I’ve had this tea for a while. It’s part of my regiment and I keep a tin nearby for emergencies. This is the tea I start the day with once I feel the sniffles coming or someone sneezes near me. It’s worked so far and it may have something to do with the following teas I drink when trying to fight a cold. It could also just be a placebo effect.
Dry, it looks boring and dull. The leaves are shades of brown and bronze with some sporting greenish oxidized copper accents—those ones are kind of pretty. There’s not much to say about the almond slices, except to say that there are plenty to go around. There is a moderate amount of orange peel and goji berries, but the real attention grabbers are the cornflowers. There are so few of them. Yet they add a bold contrast to the overall tone of the tea. I wish there were more.

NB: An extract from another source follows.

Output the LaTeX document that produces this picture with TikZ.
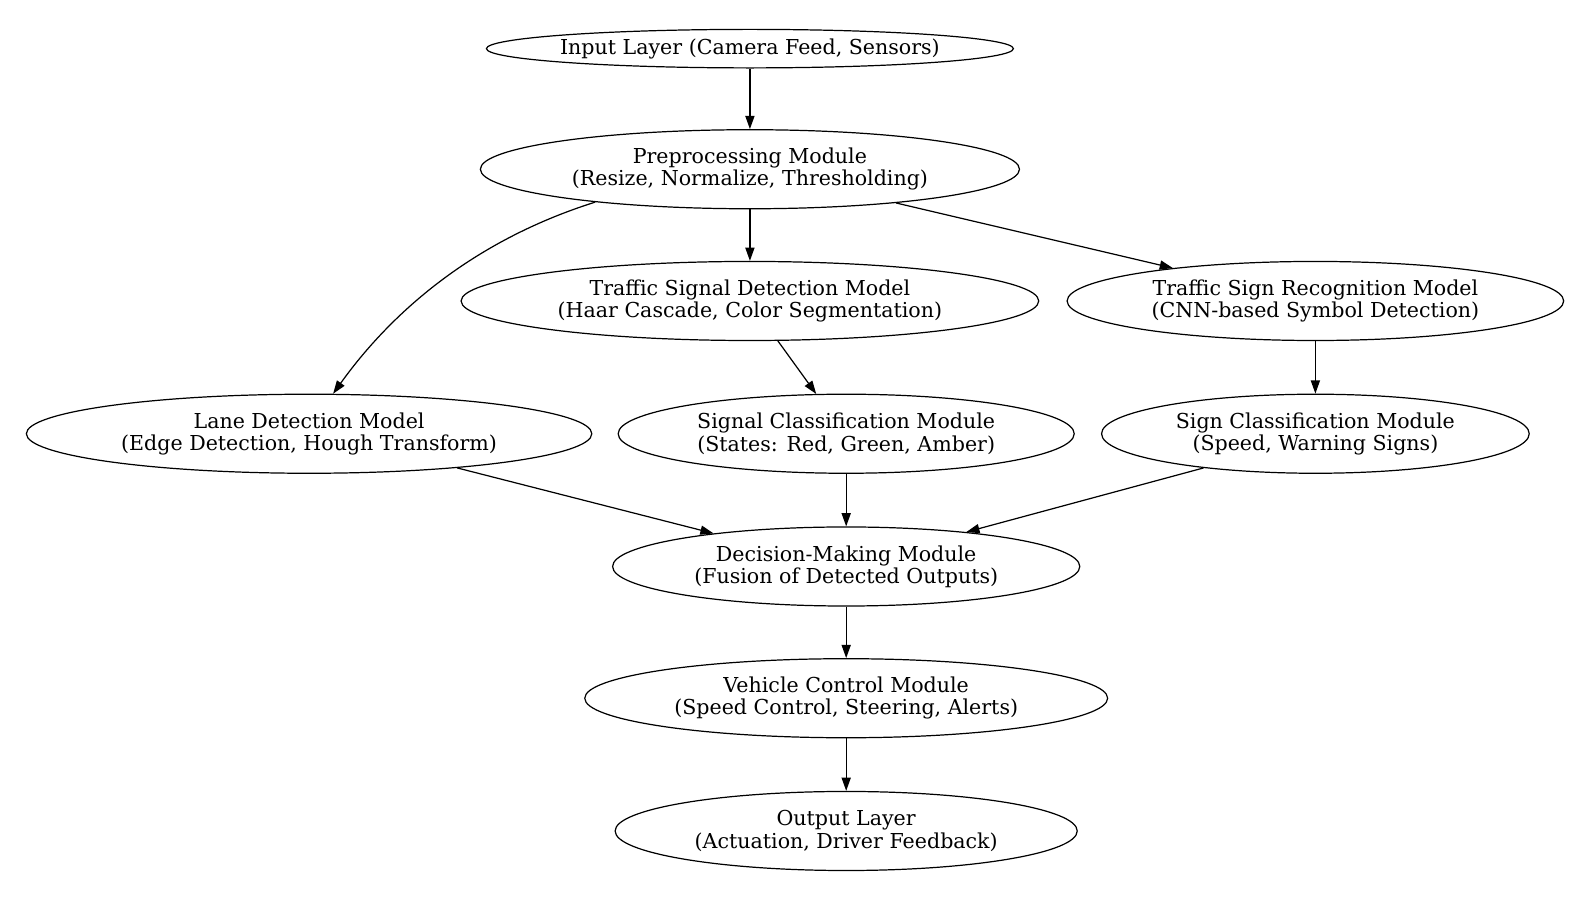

The smell is slightly different dry or wet. Dry, it has more of a cocoa and corn flower scent to me. There is a hint of almond and orange. Not picking up much goji. Wet, the white tea and almonds stand out a touch more, but I still get a dominant cocoa scent.
The liquor is typical of most flavoured white teas. It’s slightly foggy and golden with hints of amber and clear green. The initial flavour is always dominantly almond with cocoa following closely behind. As the tea cools, I can taste more of the orange, subtle as it is. As for the goji and the licorice, I tend to feel like they’re more in my imagination than they are in my cup. I think I try too hard to detect them that I make myself believe I can taste them. They’re too subtle and about as lost as the forgotten cornflowers.
If this tea didn’t have any purpose in my life, it wouldn’t have made its way into my cupboard. I can’t say it’s something I crave for or would go out of my way for. It’s a wet almond. But since I like to start my day off with one cup of white tea, it fits the bill for the mornings I feel under the weather. Somewhere in my mind, I want to believe that it’s the superfruit-tea.